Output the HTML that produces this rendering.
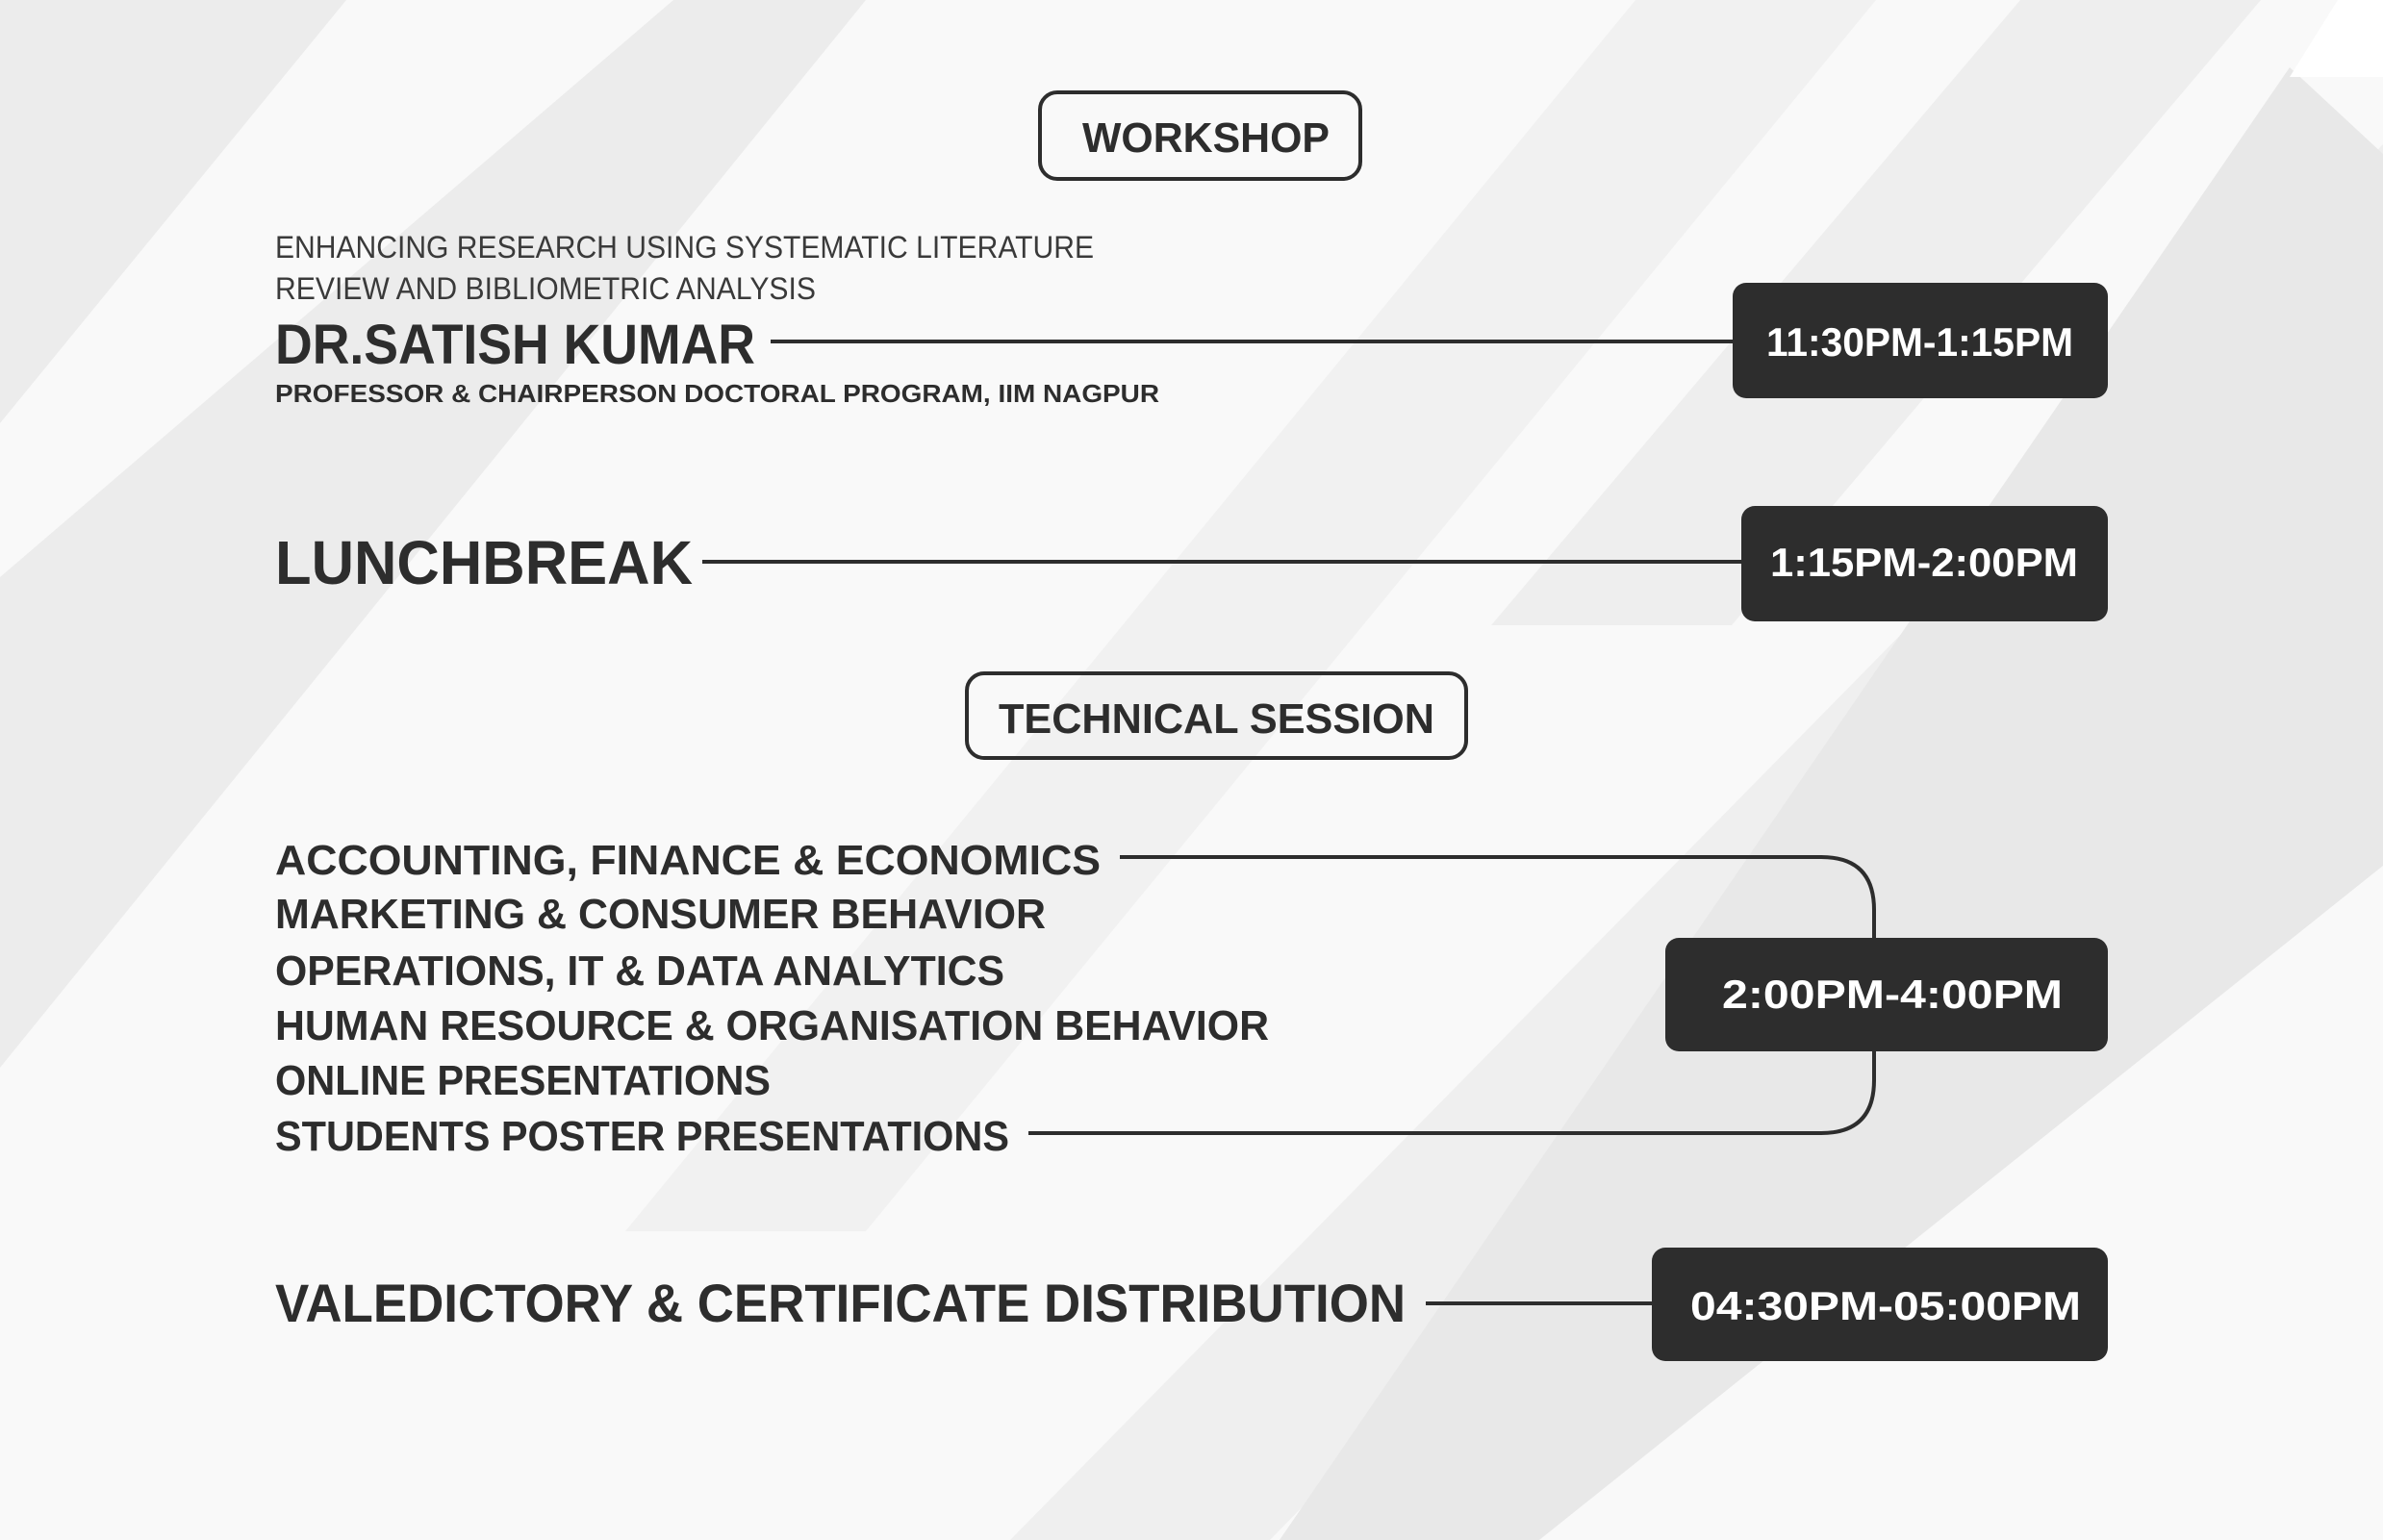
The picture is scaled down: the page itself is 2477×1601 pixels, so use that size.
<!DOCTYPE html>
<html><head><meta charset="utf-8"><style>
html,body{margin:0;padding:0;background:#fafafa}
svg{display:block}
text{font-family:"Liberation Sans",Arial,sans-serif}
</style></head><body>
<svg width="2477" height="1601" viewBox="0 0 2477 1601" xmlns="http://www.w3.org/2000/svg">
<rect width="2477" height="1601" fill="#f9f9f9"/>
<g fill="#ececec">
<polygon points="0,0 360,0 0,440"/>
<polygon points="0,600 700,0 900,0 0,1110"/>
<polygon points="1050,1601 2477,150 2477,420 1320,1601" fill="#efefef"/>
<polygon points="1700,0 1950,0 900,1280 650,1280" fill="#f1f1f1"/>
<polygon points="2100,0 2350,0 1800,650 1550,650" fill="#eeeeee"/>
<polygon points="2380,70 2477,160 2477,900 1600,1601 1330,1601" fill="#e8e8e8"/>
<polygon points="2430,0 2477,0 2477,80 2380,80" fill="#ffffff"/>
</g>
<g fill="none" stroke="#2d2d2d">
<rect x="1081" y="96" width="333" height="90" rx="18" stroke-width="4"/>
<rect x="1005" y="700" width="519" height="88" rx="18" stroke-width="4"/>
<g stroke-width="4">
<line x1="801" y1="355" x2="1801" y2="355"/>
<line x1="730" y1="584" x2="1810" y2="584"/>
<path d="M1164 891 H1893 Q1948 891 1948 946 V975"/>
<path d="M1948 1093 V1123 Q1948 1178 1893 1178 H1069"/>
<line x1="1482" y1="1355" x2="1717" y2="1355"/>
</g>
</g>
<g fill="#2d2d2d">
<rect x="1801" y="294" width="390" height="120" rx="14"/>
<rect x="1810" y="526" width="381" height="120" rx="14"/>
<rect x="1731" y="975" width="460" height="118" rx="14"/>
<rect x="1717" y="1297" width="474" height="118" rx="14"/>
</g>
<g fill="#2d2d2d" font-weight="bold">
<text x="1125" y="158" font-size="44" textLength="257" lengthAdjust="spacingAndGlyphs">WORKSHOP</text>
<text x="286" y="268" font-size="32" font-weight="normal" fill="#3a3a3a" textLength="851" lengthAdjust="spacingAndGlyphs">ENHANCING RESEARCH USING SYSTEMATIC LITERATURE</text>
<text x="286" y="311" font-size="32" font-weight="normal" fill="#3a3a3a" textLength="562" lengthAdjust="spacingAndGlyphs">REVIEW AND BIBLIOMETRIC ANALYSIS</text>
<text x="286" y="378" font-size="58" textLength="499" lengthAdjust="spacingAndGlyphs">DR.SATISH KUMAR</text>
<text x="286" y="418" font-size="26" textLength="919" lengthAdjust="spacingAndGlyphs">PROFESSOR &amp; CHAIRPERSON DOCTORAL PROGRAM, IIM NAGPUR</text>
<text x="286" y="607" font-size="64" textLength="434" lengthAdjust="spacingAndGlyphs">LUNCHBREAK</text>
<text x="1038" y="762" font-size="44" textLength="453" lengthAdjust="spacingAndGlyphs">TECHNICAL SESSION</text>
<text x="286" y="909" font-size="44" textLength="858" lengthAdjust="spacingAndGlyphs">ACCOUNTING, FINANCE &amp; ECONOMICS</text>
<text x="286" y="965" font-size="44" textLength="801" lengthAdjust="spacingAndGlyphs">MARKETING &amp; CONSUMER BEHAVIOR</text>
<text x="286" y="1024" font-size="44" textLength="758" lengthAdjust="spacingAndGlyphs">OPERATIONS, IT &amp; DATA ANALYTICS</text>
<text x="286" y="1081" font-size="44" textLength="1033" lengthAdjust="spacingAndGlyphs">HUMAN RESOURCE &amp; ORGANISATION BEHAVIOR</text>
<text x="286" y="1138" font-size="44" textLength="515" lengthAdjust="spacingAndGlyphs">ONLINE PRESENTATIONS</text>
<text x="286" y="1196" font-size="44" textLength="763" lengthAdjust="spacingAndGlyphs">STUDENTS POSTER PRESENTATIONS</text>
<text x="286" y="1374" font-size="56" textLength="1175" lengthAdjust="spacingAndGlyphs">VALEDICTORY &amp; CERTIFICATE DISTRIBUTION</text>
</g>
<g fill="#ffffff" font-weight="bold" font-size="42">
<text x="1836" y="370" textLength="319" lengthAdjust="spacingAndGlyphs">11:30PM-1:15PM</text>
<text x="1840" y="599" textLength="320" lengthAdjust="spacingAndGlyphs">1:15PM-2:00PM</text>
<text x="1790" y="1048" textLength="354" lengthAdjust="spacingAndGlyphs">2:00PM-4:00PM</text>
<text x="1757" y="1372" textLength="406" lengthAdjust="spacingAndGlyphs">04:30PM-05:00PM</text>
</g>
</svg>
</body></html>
§ §
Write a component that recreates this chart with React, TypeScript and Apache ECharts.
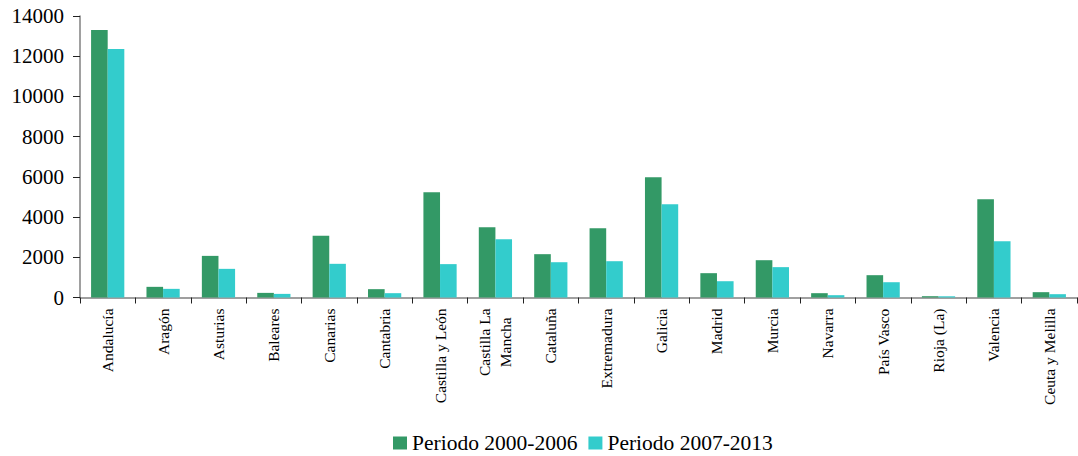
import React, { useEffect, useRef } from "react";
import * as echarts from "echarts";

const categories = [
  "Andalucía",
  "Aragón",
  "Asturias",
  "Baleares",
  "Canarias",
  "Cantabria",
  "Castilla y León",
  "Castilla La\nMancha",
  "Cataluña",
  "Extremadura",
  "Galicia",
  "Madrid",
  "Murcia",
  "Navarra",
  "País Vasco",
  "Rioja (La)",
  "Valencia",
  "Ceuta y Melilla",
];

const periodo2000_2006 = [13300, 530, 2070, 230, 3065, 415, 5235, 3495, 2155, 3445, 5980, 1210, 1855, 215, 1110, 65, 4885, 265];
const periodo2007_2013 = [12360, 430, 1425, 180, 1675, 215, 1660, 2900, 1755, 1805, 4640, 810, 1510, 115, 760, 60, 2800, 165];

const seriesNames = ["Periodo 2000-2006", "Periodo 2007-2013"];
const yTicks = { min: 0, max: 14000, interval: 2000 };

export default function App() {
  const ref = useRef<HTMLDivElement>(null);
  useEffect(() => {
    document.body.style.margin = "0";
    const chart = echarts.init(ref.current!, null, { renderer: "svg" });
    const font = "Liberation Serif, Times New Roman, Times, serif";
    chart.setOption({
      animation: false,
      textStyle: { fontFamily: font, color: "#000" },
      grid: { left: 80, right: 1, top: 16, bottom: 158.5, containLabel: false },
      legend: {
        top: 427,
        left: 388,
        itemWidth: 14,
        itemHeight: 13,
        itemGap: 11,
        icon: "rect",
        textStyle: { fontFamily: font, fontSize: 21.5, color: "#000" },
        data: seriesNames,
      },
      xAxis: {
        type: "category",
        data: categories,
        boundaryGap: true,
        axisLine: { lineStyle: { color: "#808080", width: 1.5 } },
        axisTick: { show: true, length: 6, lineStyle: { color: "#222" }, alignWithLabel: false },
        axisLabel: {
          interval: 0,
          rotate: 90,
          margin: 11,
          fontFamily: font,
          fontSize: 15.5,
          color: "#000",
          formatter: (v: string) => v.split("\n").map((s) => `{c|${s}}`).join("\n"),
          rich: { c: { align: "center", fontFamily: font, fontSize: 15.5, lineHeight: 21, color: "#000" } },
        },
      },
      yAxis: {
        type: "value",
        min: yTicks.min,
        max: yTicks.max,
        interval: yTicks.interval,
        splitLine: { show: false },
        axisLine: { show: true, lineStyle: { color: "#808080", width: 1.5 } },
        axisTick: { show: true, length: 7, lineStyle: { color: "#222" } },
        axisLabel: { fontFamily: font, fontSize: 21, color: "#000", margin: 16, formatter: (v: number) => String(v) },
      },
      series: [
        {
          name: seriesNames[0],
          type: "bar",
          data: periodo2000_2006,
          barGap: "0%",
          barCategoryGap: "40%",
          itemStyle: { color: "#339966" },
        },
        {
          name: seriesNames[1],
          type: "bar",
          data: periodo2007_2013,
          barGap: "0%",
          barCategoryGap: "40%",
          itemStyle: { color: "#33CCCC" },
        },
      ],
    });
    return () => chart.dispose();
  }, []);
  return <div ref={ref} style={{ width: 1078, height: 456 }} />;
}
§ §
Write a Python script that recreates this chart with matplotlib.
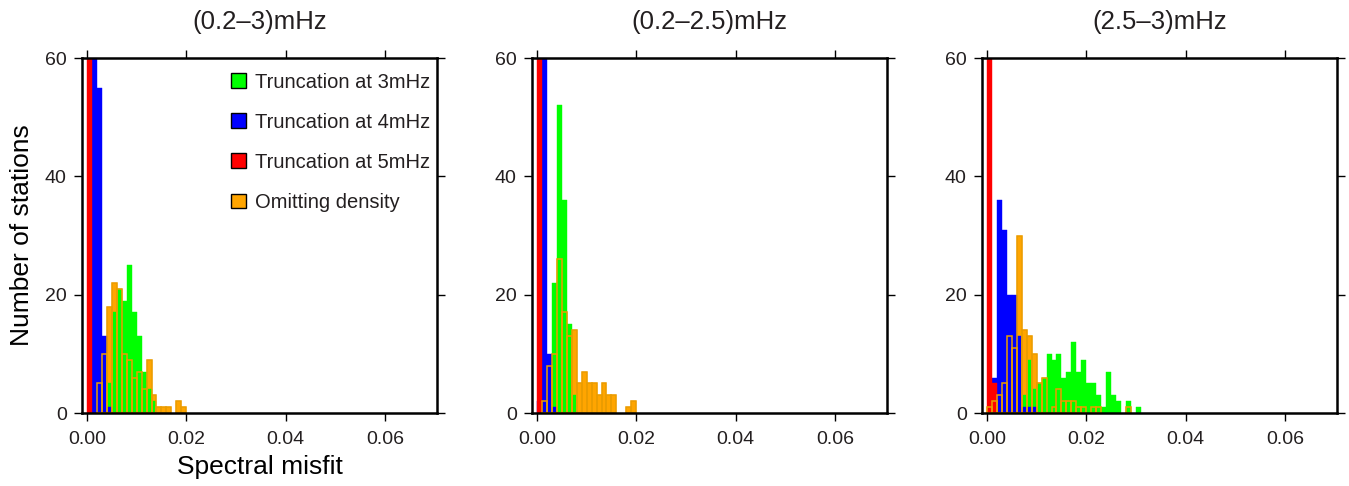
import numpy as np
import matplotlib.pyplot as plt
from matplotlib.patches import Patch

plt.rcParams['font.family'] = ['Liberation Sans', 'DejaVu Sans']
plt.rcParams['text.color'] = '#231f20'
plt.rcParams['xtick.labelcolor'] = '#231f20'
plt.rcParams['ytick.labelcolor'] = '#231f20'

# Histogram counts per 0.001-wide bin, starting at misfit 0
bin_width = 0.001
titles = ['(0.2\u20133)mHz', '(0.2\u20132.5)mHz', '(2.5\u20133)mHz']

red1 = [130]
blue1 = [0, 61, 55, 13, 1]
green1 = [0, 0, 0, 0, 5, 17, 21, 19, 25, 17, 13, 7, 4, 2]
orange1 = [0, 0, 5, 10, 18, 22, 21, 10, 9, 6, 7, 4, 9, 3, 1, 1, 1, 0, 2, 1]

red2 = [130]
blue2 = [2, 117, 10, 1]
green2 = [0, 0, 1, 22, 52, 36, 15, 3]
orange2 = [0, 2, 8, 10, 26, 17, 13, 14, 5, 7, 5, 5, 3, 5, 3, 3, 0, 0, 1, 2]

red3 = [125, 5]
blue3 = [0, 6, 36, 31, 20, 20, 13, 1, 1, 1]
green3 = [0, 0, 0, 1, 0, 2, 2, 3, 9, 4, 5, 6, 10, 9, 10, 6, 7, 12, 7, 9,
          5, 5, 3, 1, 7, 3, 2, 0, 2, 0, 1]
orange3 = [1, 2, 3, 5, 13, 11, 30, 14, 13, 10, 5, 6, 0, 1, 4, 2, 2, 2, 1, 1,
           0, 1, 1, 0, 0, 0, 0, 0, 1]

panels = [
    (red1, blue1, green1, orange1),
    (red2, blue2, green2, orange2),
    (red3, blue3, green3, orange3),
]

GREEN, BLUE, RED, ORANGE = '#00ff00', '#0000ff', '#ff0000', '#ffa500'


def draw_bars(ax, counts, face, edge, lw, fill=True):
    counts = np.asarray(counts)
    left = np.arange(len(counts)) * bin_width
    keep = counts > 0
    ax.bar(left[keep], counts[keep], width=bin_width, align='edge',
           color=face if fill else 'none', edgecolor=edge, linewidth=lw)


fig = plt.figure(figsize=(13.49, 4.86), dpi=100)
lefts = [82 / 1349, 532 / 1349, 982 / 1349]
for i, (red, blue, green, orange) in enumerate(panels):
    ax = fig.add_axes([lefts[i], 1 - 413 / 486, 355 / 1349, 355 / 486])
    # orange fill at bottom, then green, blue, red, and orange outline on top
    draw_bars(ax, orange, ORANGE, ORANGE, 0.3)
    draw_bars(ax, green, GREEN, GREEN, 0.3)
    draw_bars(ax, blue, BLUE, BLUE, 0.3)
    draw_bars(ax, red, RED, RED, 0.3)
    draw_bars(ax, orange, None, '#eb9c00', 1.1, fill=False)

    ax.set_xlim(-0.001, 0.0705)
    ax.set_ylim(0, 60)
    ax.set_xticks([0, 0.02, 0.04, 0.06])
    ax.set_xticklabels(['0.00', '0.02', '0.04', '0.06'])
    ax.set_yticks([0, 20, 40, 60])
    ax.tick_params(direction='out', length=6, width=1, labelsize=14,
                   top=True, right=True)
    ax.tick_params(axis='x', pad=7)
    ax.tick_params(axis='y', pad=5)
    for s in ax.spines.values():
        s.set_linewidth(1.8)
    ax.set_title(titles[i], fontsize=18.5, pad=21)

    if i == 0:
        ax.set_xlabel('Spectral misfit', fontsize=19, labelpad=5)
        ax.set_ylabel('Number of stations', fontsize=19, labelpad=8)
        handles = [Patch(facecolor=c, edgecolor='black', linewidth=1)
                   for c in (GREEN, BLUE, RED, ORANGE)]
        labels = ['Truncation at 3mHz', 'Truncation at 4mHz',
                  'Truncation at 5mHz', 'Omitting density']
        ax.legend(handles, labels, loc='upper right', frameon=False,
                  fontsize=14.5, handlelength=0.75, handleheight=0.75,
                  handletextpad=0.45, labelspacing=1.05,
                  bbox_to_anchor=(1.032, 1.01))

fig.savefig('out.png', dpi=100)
§ §
** WRITTEN EXERCISE **
Print everything from the line with "Write a component" down to the line with "import * as", both included, exactly as written and without the pictures.

** SOLVED EXERCISE **
Write a component that recreates this chart with React, TypeScript and Apache ECharts.
import React, { useEffect, useRef } from "react";
import * as echarts from "echarts";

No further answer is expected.